Exhibition

Giles Hohnen and Andre Lipscombe // Untethered

Giles Hohnen Andre Lipscombe

Giles Hohnen, 2020#26, 2020, oil on linen, 60 x 60cm
Giles Hohnen, 2020#26, 2020, oil on linen, 60 x 60cm

Through the process of preparing for their respective exhibitions, painters Giles Hohnen and Andre Lipscombe found common ground through an evolving collaboration.

Reflecting on the advice of Peter Schjeldahl, the longstanding art critic for The New Yorker, the artists embraced the challenge to write a statement about each other’s work. According to Schjeldahl, 'Art is a language of silence. You can't talk about art. You can talk around art. I can talk about my experience of art. Artists and students these days have to write 'artists statements'. That's insane! What they should do is write each-others - I don't have to paint a picture to get an English degree.'

Giles Hohnen is an artist who addresses existence, perception and making through the language of painting in his current showing. His instinctive abstractions are a truthful distillation of form and colour, an outpouring of controlled ‘bravada’ and acknowledgement of the unbound energy of nature. His paintings are saturated with richly coloured ‘multiforms’, sweeps of paint screened across textured supports, creating multiple vibrating edges and gradated overlays to induce emotive meditations in the viewer of things alive.

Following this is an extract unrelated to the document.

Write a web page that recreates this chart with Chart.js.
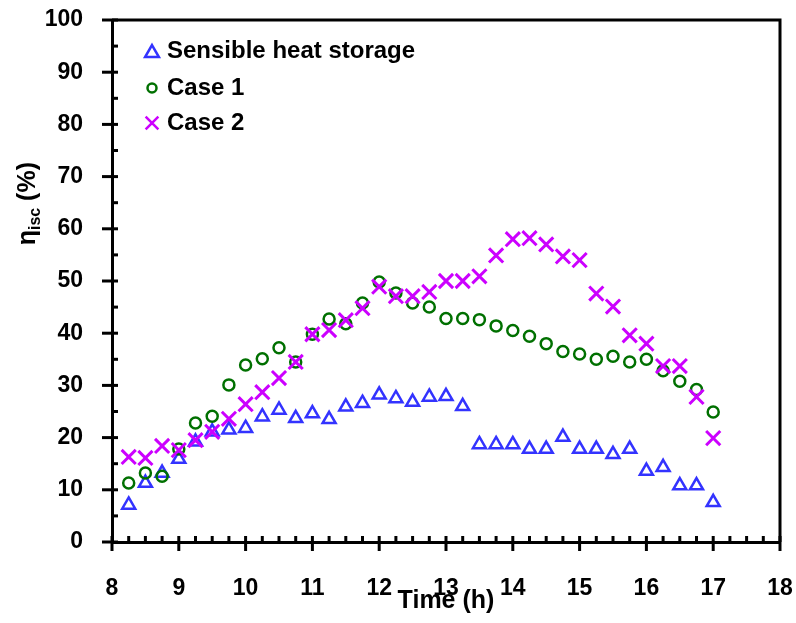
<!DOCTYPE html>
<html>
<head>
<meta charset="utf-8">
<script src="https://cdn.jsdelivr.net/npm/chart.js@4.4.1/dist/chart.umd.min.js"></script>
<style>
  html, body { margin: 0; padding: 0; background: #fff; }
  #wrap { width: 796px; height: 623px; }
</style>
</head>
<body>
<div id="wrap"><canvas id="chart" width="796" height="623"></canvas></div>
<script>
// time of day (h)
const times = [8.25, 8.5, 8.75, 9, 9.25, 9.5, 9.75, 10, 10.25, 10.5, 10.75, 11,
  11.25, 11.5, 11.75, 12, 12.25, 12.5, 12.75, 13, 13.25, 13.5, 13.75, 14,
  14.25, 14.5, 14.75, 15, 15.25, 15.5, 15.75, 16, 16.25, 16.5, 16.75, 17]

// efficiency (%)
const sensible = [7.1, 11.3, 13.2, 15.9, 19.2, 21.1, 21.5, 21.8, 24.0, 25.3, 23.7, 24.6,
  23.5, 25.9, 26.6, 28.2, 27.5, 26.8, 27.8, 27.9, 26.0, 18.7, 18.7, 18.7,
  17.8, 17.8, 20.1, 17.8, 17.8, 16.8, 17.8, 13.6, 14.3, 10.8, 10.8, 7.6]
const case1 = [11.3, 13.2, 12.6, 17.8, 22.8, 24.1, 30.1, 33.9, 35.1, 37.2, 34.5, 39.8,
  42.7, 41.8, 45.8, 49.8, 47.7, 45.8, 45.0, 42.8, 42.8, 42.6, 41.4, 40.5,
  39.4, 38.0, 36.5, 36.0, 35.0, 35.6, 34.5, 35.0, 32.8, 30.8, 29.2, 24.9]
const case2 = [16.3, 16.1, 18.4, 17.6, 19.5, 21.1, 23.6, 26.4, 28.7, 31.4, 34.5, 39.8,
  40.6, 42.5, 44.8, 48.9, 47.1, 47.1, 47.9, 50.0, 50.0, 50.9, 54.9, 58.0,
  58.2, 57.0, 54.7, 54.0, 47.6, 45.1, 39.6, 38.0, 33.7, 33.7, 27.8, 19.9]

const seriesNames = ['Sensible heat storage', 'Case 1', 'Case 2']
const xRange = [8, 18]
const yRange = [0, 100]

const FONT = "'Liberation Sans', Arial, sans-serif"

function pts(vals) {
  return times.map((t, i) => ({ x: t, y: vals[i] }))
}

// frame, inward minor ticks, crossing major ticks
const axisDeco = {
  id: 'axisDeco',
  afterDraw(chart) {
    const ctx = chart.ctx, a = chart.chartArea
    const xs = chart.scales.x, ys = chart.scales.y
    ctx.save()
    ctx.strokeStyle = '#000'
    ctx.lineWidth = 3
    ctx.beginPath()
    ctx.moveTo(a.left, a.top)
    ctx.lineTo(a.right, a.top)
    ctx.lineTo(a.right, a.bottom)
    ctx.stroke()
    for (let k = 0; k <= (xs.max - xs.min) * 4; k++) {
      const px = xs.getPixelForValue(xs.min + k / 4)
      ctx.beginPath()
      ctx.moveTo(px, k % 4 === 0 ? a.bottom + 9 : a.bottom)
      ctx.lineTo(px, a.bottom - 6)
      ctx.stroke()
    }
    for (let k = 0; k <= (ys.max - ys.min) / 5; k++) {
      const py = ys.getPixelForValue(ys.min + k * 5)
      ctx.beginPath()
      ctx.moveTo(k % 2 === 0 ? a.left - 10 : a.left, py)
      ctx.lineTo(a.left + 6, py)
      ctx.stroke()
    }
    ctx.restore()
  }
}

// y title with subscript
const yTitle = {
  id: 'yTitle',
  afterDraw(chart) {
    const ctx = chart.ctx
    ctx.save()
    ctx.fillStyle = '#000'
    ctx.textBaseline = 'alphabetic'
    const big = 'bold 25px ' + FONT, small = 'bold 16px ' + FONT
    ctx.font = big
    const w1 = ctx.measureText('\u03b7').width
    const w3 = ctx.measureText(' (%)').width
    ctx.font = small
    const w2 = ctx.measureText('isc').width
    ctx.translate(35, 162 + w1 + w2 + w3)
    ctx.rotate(-Math.PI / 2)
    ctx.font = big
    ctx.fillText('\u03b7', 0, 0)
    ctx.font = small
    ctx.fillText('isc', w1, 5)
    ctx.font = big
    ctx.fillText(' (%)', w1 + w2, 0)
    ctx.restore()
  }
}

// legend in the upper-left of the plot
const innerLegend = {
  id: 'innerLegend',
  afterDraw(chart) {
    const ctx = chart.ctx
    const rowsY = [51, 88, 123]
    const sizes = [8, 4.5, 9]
    ctx.save()
    chart.data.datasets.forEach((ds, i) => {
      ctx.strokeStyle = ds.borderColor
      ctx.fillStyle = 'rgba(0,0,0,0)'
      ctx.lineWidth = 2.5
      Chart.helpers.drawPoint(ctx, { pointStyle: ds.pointStyle, radius: sizes[i], borderWidth: 2.5, rotation: 0 }, 152, rowsY[i] + (i === 0 ? 2 : 0))
      ctx.fillStyle = '#000'
      ctx.font = 'bold 24px ' + FONT
      ctx.textBaseline = 'middle'
      ctx.fillText(ds.label, 167, rowsY[i])
    })
    ctx.restore()
  }
}

function noEdgePad(scale) {
  scale.paddingLeft = 0
  scale.paddingRight = 0
  scale.paddingTop = 0
  scale.paddingBottom = 0
}

const data = {
  datasets: [
    {
      label: seriesNames[0],
      data: pts(sensible),
      pointStyle: 'triangle',
      pointRadius: 7.5,
      borderWidth: 2.5,
      borderColor: 'rgb(51, 51, 255)',
      backgroundColor: 'rgba(0,0,0,0)',
      showLine: false,
      order: 2
    },
    {
      label: seriesNames[1],
      data: pts(case1),
      pointStyle: 'circle',
      pointRadius: 5.5,
      borderWidth: 2.5,
      borderColor: 'rgb(0, 112, 0)',
      backgroundColor: 'rgba(0,0,0,0)',
      showLine: false,
      order: 1
    },
    {
      label: seriesNames[2],
      data: pts(case2),
      pointStyle: 'crossRot',
      pointRadius: 10,
      borderWidth: 3,
      borderColor: 'rgb(204, 0, 255)',
      backgroundColor: 'rgba(0,0,0,0)',
      showLine: false,
      order: 0
    }
  ]
}

const config = {
  type: 'scatter',
  data,
  options: {
    responsive: false,
    animation: false,
    layout: { padding: { left: 0, top: 20, right: 16, bottom: 0 } },
    plugins: {
      legend: { display: false },
      tooltip: { enabled: false }
    },
    scales: {
      x: {
        type: 'linear',
        min: xRange[0],
        max: xRange[1],
        afterFit(scale) { scale.height = 81; noEdgePad(scale) },
        grid: { display: false, drawTicks: false },
        border: { display: true, color: '#000', width: 3 },
        ticks: {
          stepSize: 1,
          padding: 33,
          color: '#000',
          font: { family: FONT, size: 23, weight: 'bold' }
        },
        title: {
          display: true,
          text: 'Time (h)',
          color: '#000',
          padding: { top: 0, bottom: 7 },
          font: { family: FONT, size: 25, weight: 'bold' }
        }
      },
      y: {
        min: yRange[0],
        max: yRange[1],
        afterFit(scale) { scale.width = 112; noEdgePad(scale) },
        grid: { display: false, drawTicks: false },
        border: { display: true, color: '#000', width: 3 },
        ticks: {
          stepSize: 10,
          padding: 29,
          color: '#000',
          font: { family: FONT, size: 23, weight: 'bold' }
        }
      }
    }
  },
  plugins: [axisDeco, yTitle, innerLegend]
}

const effChart = new Chart(document.getElementById('chart'), config)
</script>
</body>
</html>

Andre Lipscombe’s body of new work is both wily and matter-of-fact. Looking closely at this body of rich and loaded works, it is possible to appreciate the evidence of the considered, maybe ritualistic, processes of building up the forms. These paint ‘skins’ are thinly applied using an assortment of found ‘palettes’ and techniques over long periods of time. Growing something skin by skin creates tactile forms that both conceal and reveal the narrative of time. Time making and time seeing is critical to appreciation of these paintings (see catalogue essay by Kevin Robertson under Publications).